Rather than thriving today the breed is precariously holding its own. There are approximately six registered/active kennels but over half of these breeding very infrequently. The majority of competitive Championship dog shows held in New Zealand see no Swedish Vallhunds entered or exhibited. There are pockets of showing activity in central North Island and central to lower South Island where rarely there are more than five dogs entered and typically entries only total 1-3 on the day. It is certainly not unusual to see one little Swedish Vallhund trotting cheerfully around the show ring as the only exhibit in some of the larger shows in the country. The hope has been that this number of entries will increase, however dog showing as a sport is in decline across the country and across all breeds so it may be a vain hope.
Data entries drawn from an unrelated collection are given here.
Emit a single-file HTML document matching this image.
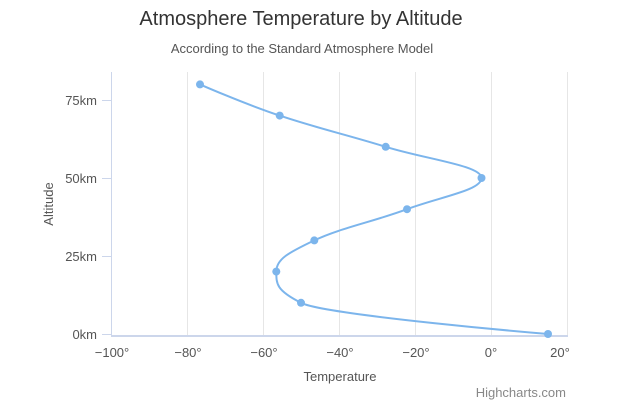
<!DOCTYPE html>
<html><head><style>body{margin:0;background:#fff}svg{display:block;font-family:"Liberation Sans",sans-serif}</style></head><body>
<svg width="626" height="413" xmlns="http://www.w3.org/2000/svg">
<text x="301" y="25" text-anchor="middle" font-size="20" fill="#333">Atmosphere Temperature by Altitude</text>
<text x="302" y="53" text-anchor="middle" font-size="13" fill="#555">According to the Standard Atmosphere Model</text>
<g stroke="#e6e6e6" stroke-width="1">
<line x1="187.5" y1="72" x2="187.5" y2="336"/><line x1="263.5" y1="72" x2="263.5" y2="336"/>
<line x1="339.5" y1="72" x2="339.5" y2="336"/><line x1="415.5" y1="72" x2="415.5" y2="336"/>
<line x1="491.5" y1="72" x2="491.5" y2="336"/><line x1="567.5" y1="72" x2="567.5" y2="336"/>
</g>
<g stroke="#ccd6eb" stroke-width="1">
<line x1="111.5" y1="72" x2="111.5" y2="336"/>
<line x1="102" y1="100.5" x2="111" y2="100.5"/><line x1="102" y1="178.5" x2="111" y2="178.5"/>
<line x1="102" y1="256.5" x2="111" y2="256.5"/><line x1="102" y1="334.5" x2="111" y2="334.5"/>
</g>
<line x1="111" y1="336" x2="568" y2="336" stroke="#ccd6eb" stroke-width="2"/>
<g font-size="13" fill="#555" text-anchor="end">
<text x="97" y="105">75km</text><text x="97" y="183">50km</text><text x="97" y="261">25km</text><text x="97" y="339">0km</text>
</g>
<g font-size="13" fill="#555" text-anchor="middle">
<text x="112" y="357">−100°</text><text x="188" y="357">−80°</text><text x="264" y="357">−60°</text>
<text x="340" y="357">−40°</text><text x="416" y="357">−20°</text><text x="491" y="357">0°</text><text x="560" y="357">20°</text>
</g>
<text x="340" y="381" text-anchor="middle" font-size="13" fill="#555">Temperature</text>
<text transform="translate(53,204) rotate(-90)" text-anchor="middle" font-size="13" fill="#555">Altitude</text>
<text x="566" y="397" text-anchor="end" font-size="13" fill="#888">Highcharts.com</text>
<path d="M548 334 C548 334 325.7 315.28 301 302.8 C276.3 290.32 276.3 284.08 276.3 271.6 C276.3 259.12 288.16 252.88 314.3 240.4 C340.44 227.92 373.56 221.68 407 209.2 C440.44 196.72 481.5 190.48 481.5 178 C481.5 165.52 426.06 159.28 385.7 146.8 C345.34 134.32 316.84 128.08 279.7 115.6 C242.56 103.12 200 84.4 200 84.4" fill="none" stroke="#7cb5ec" stroke-width="2"/>
<g fill="#7cb5ec">
<circle cx="548" cy="334" r="4"/><circle cx="301" cy="302.8" r="4"/><circle cx="276.3" cy="271.6" r="4"/>
<circle cx="314.3" cy="240.4" r="4"/><circle cx="407" cy="209.2" r="4"/><circle cx="481.5" cy="178" r="4"/>
<circle cx="385.7" cy="146.8" r="4"/><circle cx="279.7" cy="115.6" r="4"/><circle cx="200" cy="84.4" r="4"/>
</g>
</svg>
</body></html>
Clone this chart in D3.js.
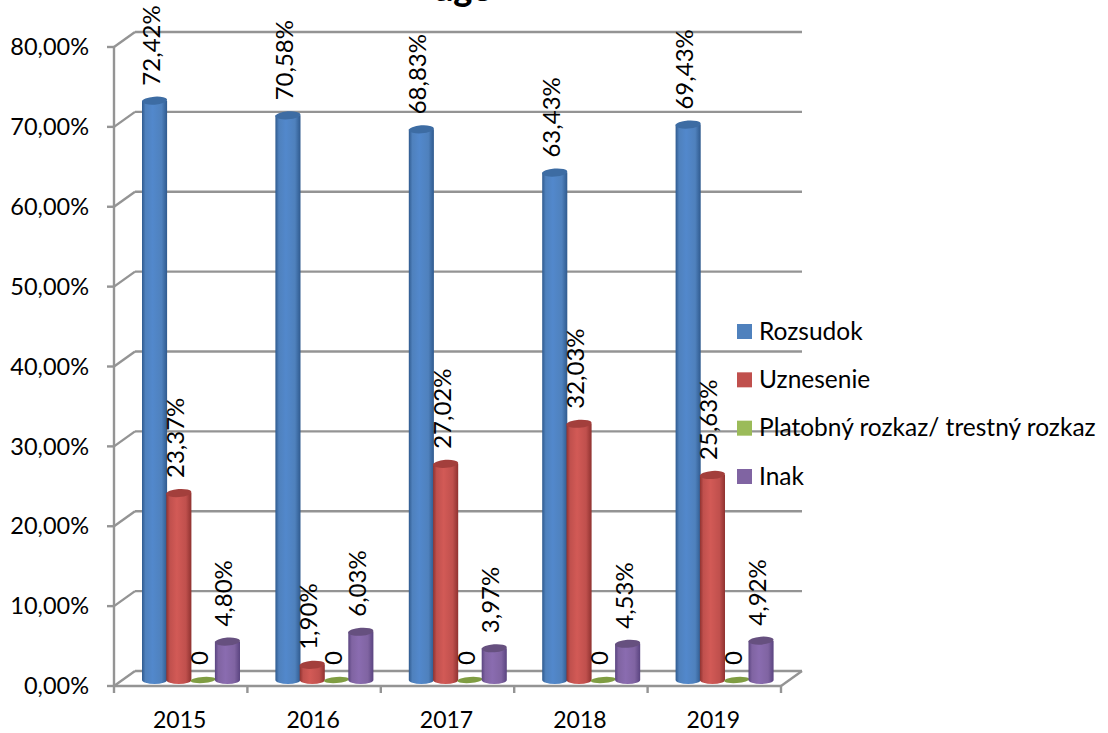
<!DOCTYPE html>
<html><head><meta charset="utf-8"><script src="https://cdn.jsdelivr.net/npm/d3@7/dist/d3.min.js"></script>
<style>html,body{margin:0;background:#fff}svg{display:block}text{font-family:Lato,"Open Sans",sans-serif;fill:#000}</style></head>
<body><svg id="c" width="1108" height="733"></svg>
<script>
const titleFragment="age";
const years=["2015","2016","2017","2018","2019"];
const seriesNames=["Rozsudok","Uznesenie","Platobný rozkaz/ trestný rozkaz","Inak"];
const rozsudok=[72.42,70.58,68.83,63.43,69.43];
const uznesenie=[23.37,1.90,27.02,32.03,25.63];
const platobny=[0,0,0,0,0];
const inak=[4.80,6.03,3.97,4.53,4.92];
const yTicks=[0,10,20,30,40,50,60,70,80];
const values=[rozsudok,uznesenie,platobny,inak];
const colors=["#4f81bd","#c0504d","#9bbb59","#8064a2"];
const tops=["#3d6ca3","#a33f3c","#7f9d42","#66507f"];
const darks=["#2f5a8e","#8f3230","#6b8636","#5a4480"];
const lights=["#5288cc","#d25a56","#a9cc60","#8a6cb0"];
const fmt=v=>v.toFixed(2).replace(".",",");

const svg=d3.select("#c");
const defs=svg.append("defs");
seriesNames.forEach((s,i)=>{
  const g=defs.append("linearGradient").attr("id","g"+i).attr("x1",0).attr("x2",1).attr("y1",0).attr("y2",0);
  [[0,darks[i]],[.14,colors[i]],[.42,lights[i]],[.78,colors[i]],[1,darks[i]]].forEach(([o,c])=>g.append("stop").attr("offset",o).attr("stop-color",c));
});
const dx=21,dy=-15;
const y=d3.scaleLinear().domain([0,80]).range([686,47]);
const x0=d3.scaleBand().domain(years).range([114,781]);
const x1=d3.scaleBand().domain(seriesNames).range([28,125.2]);
const yBar=d3.scaleLinear().domain([0,80]).range([680,40]);
const gridC="#949494";

svg.append("text").attr("x",463).attr("y",1).attr("text-anchor","middle").style("font-size","36px").style("font-weight","900").text(titleFragment);

const line=(a,b,c,d,w=2.4)=>svg.append("line").attr("x1",a).attr("y1",b).attr("x2",c).attr("y2",d).attr("stroke",gridC).attr("stroke-width",w);
const xL=x0.range()[0],xR=x0.range()[1];
yTicks.forEach(t=>{
  line(xL+dx,y(t)+dy,xR+dx,y(t)+dy);
  line(xL,y(t),xL+dx,y(t)+dy);
  line(xL-7,y(t),xL,y(t));
  svg.append("text").attr("x",xL-25).attr("y",y(t)).attr("dy","0.35em").attr("text-anchor","end").style("font-size","23.5px").text(fmt(t)+"%");
});
line(xL,y(80),xL,y(0));
line(xL,y(0),xR,y(0));
line(xR,y(0),xR+dx,y(0)+dy);
years.concat("end").forEach((yr,i)=>{
  const px=xL+i*x0.step();
  line(px,y(0),px,y(0)+7);
});
years.forEach(yr=>svg.append("text").attr("x",x0(yr)+x0.bandwidth()/2-1).attr("y",728).attr("text-anchor","middle").style("font-size","23px").text(yr));

years.forEach((yr,yi)=>{
  seriesNames.forEach((s,si)=>{
    const v=values[si][yi], l=x0(yr)+x1(s), w=x1.bandwidth()+0.8, r=w/2, base=yBar(0), top=yBar(v), ry=v>0?4:3;
    const g=svg.append("g");
    if(v>0){
      g.append("path").attr("d",`M${l},${top}L${l},${base}A${r},${ry} 0 0 0 ${l+w},${base}L${l+w},${top}Z`).attr("fill",`url(#g${si})`);
    }
    g.append("ellipse").attr("cx",l+r).attr("cy",top).attr("rx",r).attr("ry",ry)
      .attr("transform",`rotate(-4 ${l+r} ${top})`).attr("fill",tops[si]);
  });
});
years.forEach((yr,yi)=>{
  seriesNames.forEach((s,si)=>{
    const v=values[si][yi], cx=x0(yr)+x1(s)+x1.bandwidth()/2-3, top=yBar(v);
    const txt=v===0?"0":fmt(v)+"%";
    svg.append("text").attr("transform",`translate(${cx},${top-15}) rotate(-90)`).attr("dy","0.35em").style("font-size","24px").text(txt);
  });
});
const ly=d3.scalePoint().domain(seriesNames).range([331,476]);
seriesNames.forEach((s,i)=>{
  svg.append("rect").attr("x",737).attr("y",ly(s)-7).attr("width",15).attr("height",15).attr("fill",colors[i]);
  svg.append("text").attr("x",759).attr("y",ly(s)).attr("dy","0.35em").style("font-size","24.5px").text(s);
});
</script></body></html>
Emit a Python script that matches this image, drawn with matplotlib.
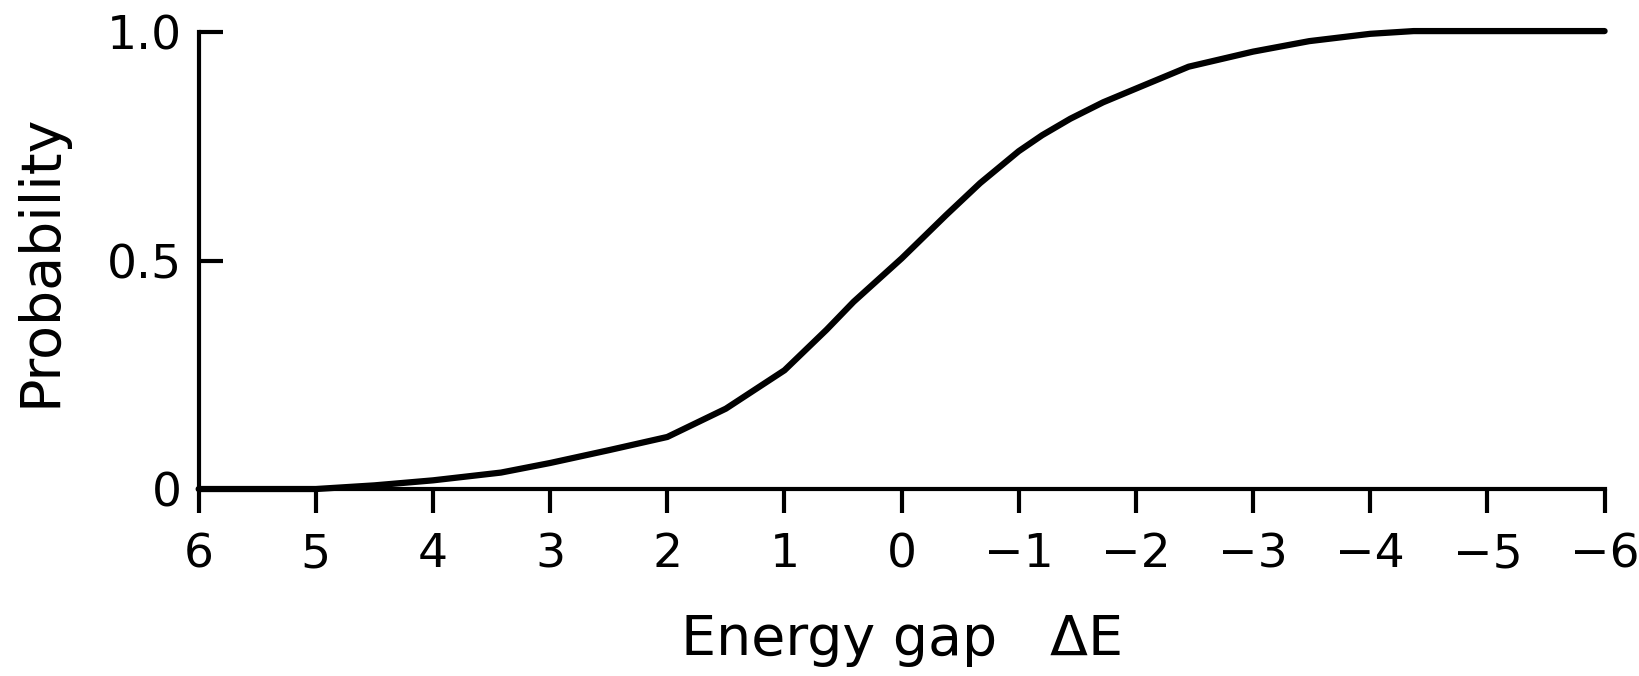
# Probability vs energy gap, redrawn from a scanned figure
import matplotlib.pyplot as plt

# values
energy_gap = [6, 5, 4.5, 4, 3.42, 3, 2.5, 2, 1.5, 1, 0.64, 0.41, 0,
              -0.38, -0.67, -1, -1.2, -1.44, -1.72, -2, -2.45, -3,
              -3.48, -4, -4.37, -5, -6]
probability = [0, 0, 0.008, 0.019, 0.036, 0.057, 0.085, 0.114, 0.176,
               0.26, 0.349, 0.41, 0.505, 0.60, 0.67, 0.74, 0.775,
               0.811, 0.847, 0.877, 0.925, 0.958, 0.981, 0.997, 1.003,
               1.003, 1.003]
x_ticks = [6, 5, 4, 3, 2, 1, 0, -1, -2, -3, -4, -5, -6]
y_ticks = [0, 0.5, 1.0]
y_tick_labels = ['0', '0.5', '1.0']

fig = plt.figure(figsize=(16.39, 6.76), dpi=100)
ax = fig.add_axes([0.1212, 0.2766, 0.8578, 0.6754])

ax.plot(energy_gap, probability, color='black', linewidth=4.5,
        solid_capstyle='round', solid_joinstyle='round', clip_on=False)

ax.set_xlim(6, -6)
ax.set_ylim(0, 1)
ax.set_xticks(x_ticks)
ax.set_xticklabels([str(t).replace('-', '\u2212') for t in x_ticks])
ax.set_yticks(y_ticks)
ax.set_yticklabels(y_tick_labels)

for side in ['top', 'right']:
    ax.spines[side].set_visible(False)
for side in ['left', 'bottom']:
    ax.spines[side].set_linewidth(3)

ax.tick_params(axis='x', direction='out', length=17, width=3,
               labelsize=34, pad=14)
ax.tick_params(axis='y', direction='in', length=17, width=3,
               labelsize=34, pad=12)
# the 0 tick on y sits under the x axis
ax.yaxis.get_major_ticks()[0].tick1line.set_visible(False)

ax.set_xlabel('Energy gap   \u0394E', fontsize=40, labelpad=26)
ax.set_ylabel('Probability', fontsize=40, labelpad=28)

fig.savefig('out.png', dpi=100)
Despite the small turn out at dog shows and following on from Rose Madsen’s efforts there is continued and ongoing importation of bloodlines from Sweden/Finland and Australia. A handful of enthusiastic supporters continue to promote Swedish Vallhunds at any opportunity and litters are bred to ensure good representation of the breed. Most prioritise health and temperament and the vast majority of Swedish Vallhunds become family companion pets rather than working dogs or competition dogs. In 2009 the Swedish Vallhund Club Inc was established and recognised by the New Zealand Kennel Club Inc. Currently club president Mr Andrew Lawrie reports that past patrons have been Mrs Rose Madsen, Mr Ian Gray and currently the club patron is Mrs Anita Whitmarsh (Swe) who visited in 2015 touring New Zealand and attending club events in the North and South Islands. The club has approximately 80 members, most of whom are not registered breeders.
  

A few Swedish Vallhunds compete regularly in agility and obedience, several in rally-O.  Two Swedish Vallhunds are noted as having been trained and qualified officially as therapy dogs. Rosie from Murivall kennel (Bev Trowbridge) worked as a hearing dog for the deaf and Flicka from Barahwolfe kennel (Peta Dowle) is currently an active therapy dog with BARKNZ which run a dog bite prevention programme for children in schools.